Objective
Tell how many lines carry the word "with"; the reply is the number and nothing else.

[Entries taken from a collection]
-- START --
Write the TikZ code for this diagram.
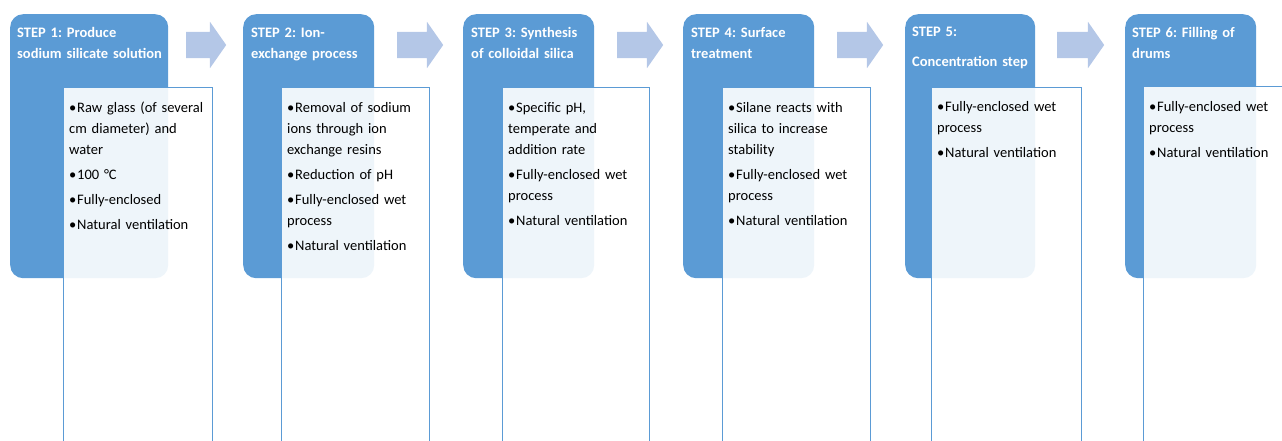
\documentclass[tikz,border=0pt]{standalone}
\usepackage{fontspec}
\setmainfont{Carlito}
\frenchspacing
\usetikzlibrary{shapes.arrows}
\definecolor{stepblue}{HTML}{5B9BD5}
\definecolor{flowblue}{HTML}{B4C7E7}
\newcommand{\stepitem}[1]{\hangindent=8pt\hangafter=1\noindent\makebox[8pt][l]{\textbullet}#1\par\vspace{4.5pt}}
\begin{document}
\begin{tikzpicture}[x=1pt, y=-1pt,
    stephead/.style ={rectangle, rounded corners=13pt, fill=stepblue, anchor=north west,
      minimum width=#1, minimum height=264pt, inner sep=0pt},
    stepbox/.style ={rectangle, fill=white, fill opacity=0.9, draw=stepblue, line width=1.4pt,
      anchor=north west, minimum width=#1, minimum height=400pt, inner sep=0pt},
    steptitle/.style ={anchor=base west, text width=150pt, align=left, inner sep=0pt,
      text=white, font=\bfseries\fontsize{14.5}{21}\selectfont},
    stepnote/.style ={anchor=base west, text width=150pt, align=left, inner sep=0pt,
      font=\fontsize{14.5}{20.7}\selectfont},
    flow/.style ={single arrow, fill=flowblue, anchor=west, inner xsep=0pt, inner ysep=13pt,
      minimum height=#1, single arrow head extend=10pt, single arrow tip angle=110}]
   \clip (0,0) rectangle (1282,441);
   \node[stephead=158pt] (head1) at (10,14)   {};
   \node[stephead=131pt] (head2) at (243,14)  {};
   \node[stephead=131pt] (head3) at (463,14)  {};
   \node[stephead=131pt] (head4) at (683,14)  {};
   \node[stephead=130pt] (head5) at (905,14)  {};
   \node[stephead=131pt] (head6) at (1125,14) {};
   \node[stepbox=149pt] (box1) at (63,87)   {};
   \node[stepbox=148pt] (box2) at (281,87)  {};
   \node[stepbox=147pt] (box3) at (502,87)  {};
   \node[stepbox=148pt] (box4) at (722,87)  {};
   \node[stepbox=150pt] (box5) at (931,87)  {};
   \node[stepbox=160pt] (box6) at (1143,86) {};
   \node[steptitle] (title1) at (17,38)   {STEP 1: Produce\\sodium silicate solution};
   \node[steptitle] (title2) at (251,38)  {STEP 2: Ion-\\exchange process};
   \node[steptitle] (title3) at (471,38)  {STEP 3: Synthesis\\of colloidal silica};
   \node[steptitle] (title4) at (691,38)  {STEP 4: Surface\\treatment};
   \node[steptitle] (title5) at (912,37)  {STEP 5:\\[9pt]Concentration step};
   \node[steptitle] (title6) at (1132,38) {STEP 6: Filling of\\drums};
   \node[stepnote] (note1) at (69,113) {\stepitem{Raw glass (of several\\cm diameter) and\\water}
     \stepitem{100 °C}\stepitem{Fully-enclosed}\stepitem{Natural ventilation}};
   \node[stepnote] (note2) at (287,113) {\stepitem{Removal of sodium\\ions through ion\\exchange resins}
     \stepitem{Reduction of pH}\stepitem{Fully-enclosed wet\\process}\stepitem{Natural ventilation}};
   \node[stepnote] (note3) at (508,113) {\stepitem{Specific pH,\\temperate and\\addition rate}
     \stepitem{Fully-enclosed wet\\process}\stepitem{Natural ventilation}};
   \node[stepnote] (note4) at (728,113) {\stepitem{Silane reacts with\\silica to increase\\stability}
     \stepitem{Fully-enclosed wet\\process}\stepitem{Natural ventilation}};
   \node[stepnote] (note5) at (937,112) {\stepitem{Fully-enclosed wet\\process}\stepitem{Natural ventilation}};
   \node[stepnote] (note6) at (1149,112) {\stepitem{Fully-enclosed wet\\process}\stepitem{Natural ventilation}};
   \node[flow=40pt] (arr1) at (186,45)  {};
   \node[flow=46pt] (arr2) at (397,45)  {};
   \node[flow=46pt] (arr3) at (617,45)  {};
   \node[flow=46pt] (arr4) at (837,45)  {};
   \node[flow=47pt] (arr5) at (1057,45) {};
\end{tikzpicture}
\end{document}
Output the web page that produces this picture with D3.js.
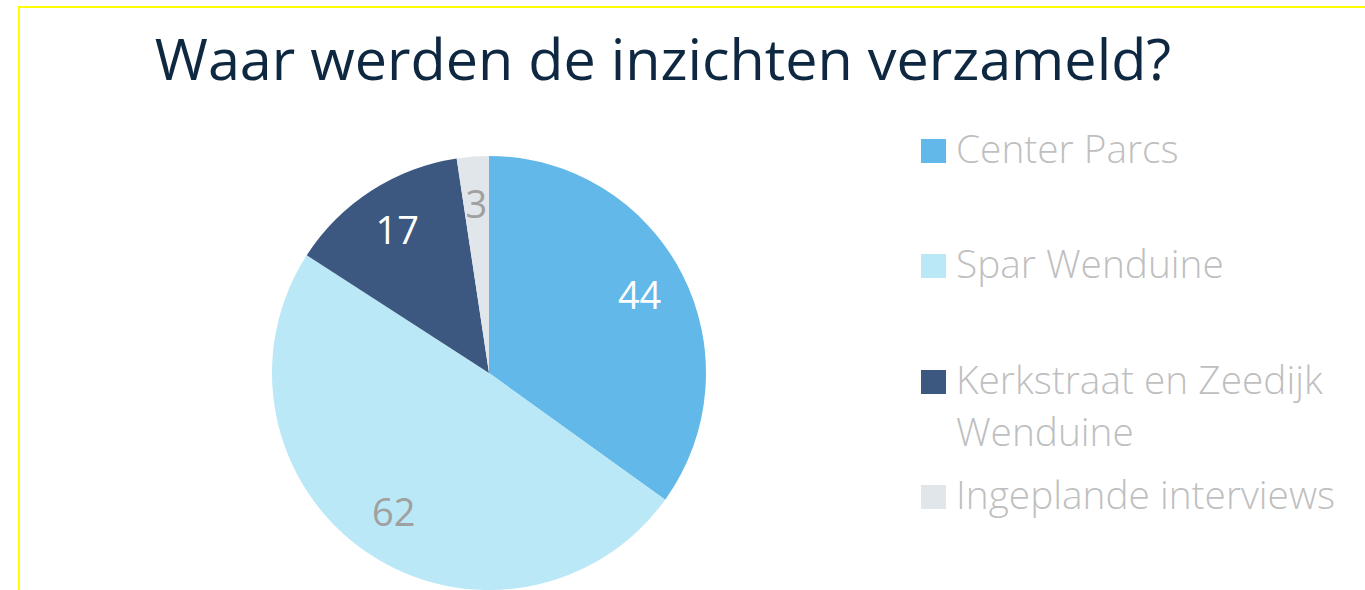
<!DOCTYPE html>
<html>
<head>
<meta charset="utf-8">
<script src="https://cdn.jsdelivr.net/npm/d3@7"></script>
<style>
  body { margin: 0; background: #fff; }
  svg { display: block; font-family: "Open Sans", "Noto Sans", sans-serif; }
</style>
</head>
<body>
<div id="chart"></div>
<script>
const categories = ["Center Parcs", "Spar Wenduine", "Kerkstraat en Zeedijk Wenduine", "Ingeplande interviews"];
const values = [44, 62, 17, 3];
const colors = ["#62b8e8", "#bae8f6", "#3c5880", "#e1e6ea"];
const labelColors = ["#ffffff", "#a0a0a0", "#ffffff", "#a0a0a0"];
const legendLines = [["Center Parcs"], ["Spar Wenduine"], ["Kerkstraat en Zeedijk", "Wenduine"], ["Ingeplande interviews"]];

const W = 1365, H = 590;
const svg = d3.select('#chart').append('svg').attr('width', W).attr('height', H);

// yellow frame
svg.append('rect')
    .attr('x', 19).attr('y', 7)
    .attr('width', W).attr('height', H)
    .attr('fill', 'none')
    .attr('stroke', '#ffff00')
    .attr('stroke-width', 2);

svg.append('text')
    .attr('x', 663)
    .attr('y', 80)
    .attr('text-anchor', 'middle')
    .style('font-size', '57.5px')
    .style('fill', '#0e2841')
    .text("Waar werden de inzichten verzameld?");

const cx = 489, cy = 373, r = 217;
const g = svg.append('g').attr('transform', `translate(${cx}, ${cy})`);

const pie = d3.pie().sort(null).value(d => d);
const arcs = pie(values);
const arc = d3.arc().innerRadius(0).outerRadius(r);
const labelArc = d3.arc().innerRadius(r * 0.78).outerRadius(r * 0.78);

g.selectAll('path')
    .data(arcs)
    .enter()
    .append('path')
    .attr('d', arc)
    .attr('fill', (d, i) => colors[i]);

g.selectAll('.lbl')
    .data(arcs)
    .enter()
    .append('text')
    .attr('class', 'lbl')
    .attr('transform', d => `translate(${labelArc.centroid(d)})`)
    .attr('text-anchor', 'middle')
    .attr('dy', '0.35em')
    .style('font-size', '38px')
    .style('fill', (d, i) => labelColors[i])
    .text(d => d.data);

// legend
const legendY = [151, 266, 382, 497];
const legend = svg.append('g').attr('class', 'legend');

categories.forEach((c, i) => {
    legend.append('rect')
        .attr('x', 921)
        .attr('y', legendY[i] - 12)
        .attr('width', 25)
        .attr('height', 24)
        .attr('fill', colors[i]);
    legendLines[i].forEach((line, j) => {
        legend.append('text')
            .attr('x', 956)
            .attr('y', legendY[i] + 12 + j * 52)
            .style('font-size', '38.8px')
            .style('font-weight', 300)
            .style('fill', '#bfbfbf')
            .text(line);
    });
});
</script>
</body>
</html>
-- END --
Result for this task
2